Sepultura

December 16, 1996: A day that will live in infamy eternally for Sepultura fans.


That night, following a sold-out performance at London's hallowed Brixton Academy, singer/guitarist Max Cavalera left the band he co-founded more than a decade earlier. While Sepultura would continue on without Cavalera, who soon re-emerged with Soulfly, his departure marked the end of an era for a legendary, trailblazing group All Music Guide praises as "perhaps the most important heavy metal band of the 90s."


In certain respects, 1996 was the most successful year in Sepultura's storied history. Its sixth album, Roots, earned the group its highest critical praise to date. The band also participated in the inaugural Ozzfest tour, where it performed before the largest American audiences of its career.


But tensions within the group had been running high ever since the August 1996 death of the teenage son of the band's manager, who was also Cavalera's wife. When the rest of the band -bassist Paulo Jr., lead guitarist Andreas Kisser and drummer Igor Cavalera -approached Max about finding new management just months after the tragedy, he viewed the suggestion as a form of betrayal and severed ties with Sepultura shortly thereafter.


Luckily for fans, the final concert with Sepultura's most celebrated lineup was recorded, and the resulting double-CD Live at Brixton documents one of the most powerful metal bands of all time. Although it features three covers - Motorhead's "Orgasmatron," Titas' "Policia" and the Cro-Mags' "We Gotta Know" (featuring guest-stars Strife, a hardcore band that served as the tour's opening act) - the album also provides a thorough retrospective of Sepultura's first decade of destruction.

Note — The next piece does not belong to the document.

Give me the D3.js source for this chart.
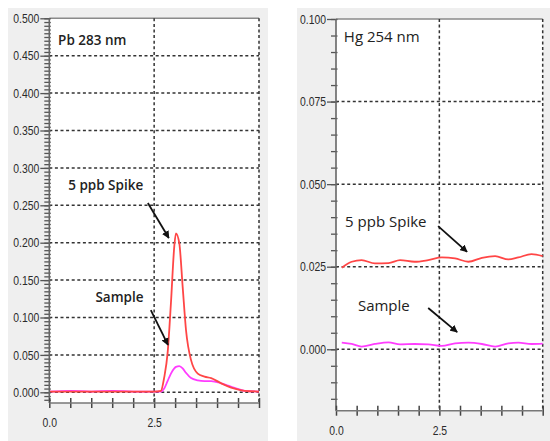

Included are well-known favorites such as "Necromancer," the first song the group ever recorded "Biotech Is Godzilla," featuring lyrics written by the Dead Kennedys' Jello Biafra "Ratamahatta," sung in the band's native Portuguese "Inner Self," the track for which Sepultura shot its first music video and "Attitude," which Cavalera dedicates to his late stepson, Dana.


Because it was recorded during the Roots tour, Live at Brixton - mixed by veteran producer Colin Richardson (Machine Head, Fear Factory) - naturally showcases renditions of many songs from that album. The album also features several tracks from each of the three Sepultura records - Beneath the Remains, Arise and the gold-certified Chaos A.D. - which many metal observers consider to be landmark releases and cornerstones of the genre.


Although Sepultura's first two albums, Morbid Visions and Schizophrenia, garnered the group much attention in its native Brazil, it wasn't until the 1989 release of Beneath the Remains that the band earned mass worldwide acclaim. Called "one of the most essential death/thrash metal albums of all time" by AMG, it led to Sepultura's first international tour. No other Brazilian metal band had ever achieved such success abroad.


The group re-teamed with Beneath the Remains producer Scott Burns - also well known for his work with extreme acts such as Cannibal Corpse, Deicide and Obituary - on 1991's Arise. Due to its apocalyptic religious imagery, the controversial music video for the title track was banned by MTV, but the album - praised by CMJ as "one of the heaviest albums you're likely to find" - still sold more than a million copies worldwide. To support the record, Sepultura toured even more extensively internationally, performing two sold-out stadium concerts in Indonesia and also appearing at Holland's giant Dynamo Open Air festival.


The success of Arise led Roadrunner to strike a co-distribution deal with Epic Records for the 1993 release of Chaos A.D., a recording that prompted Rolling Stone to laud the group as "the undisputed leader of the neo-metal pack." Featuring the singles "Territory" and "Refuse/Resist" - both of which are included on Live at Brixton - the album went GOLD furthering Sepultura's reputation as metal pioneers, and saw the band begin to incorporate both political commentary and native Brazilian rhythms into their music for the first time.


Those rhythms figure even more prominently into Roots, hailed by CDNOW as "a career high point (that) took metal in a direction few headbangers would dare go." The record's extended percussion passages - as portrayed in the live rendition of "Endangered Species" - added exciting new elements to the group's still-fierce sound. Ten of the album's 16 tracks were included in Sepultura's Brixton Academy set.


Nearly six years have passed since Cavalera left Sepultura, but the band's impact on hard music continues to reverberate. The group's influence extends to current heavyweights such as Godsmack, System of a Down and Slipknot, while young fans discover Sepultura for the first time with each new release by both Cavalera's Soulfly and Sepultura itself.


In other words, Sepultura's legacy is ensured. It's now time to go back to the Academy for a history lesson you'll never forget.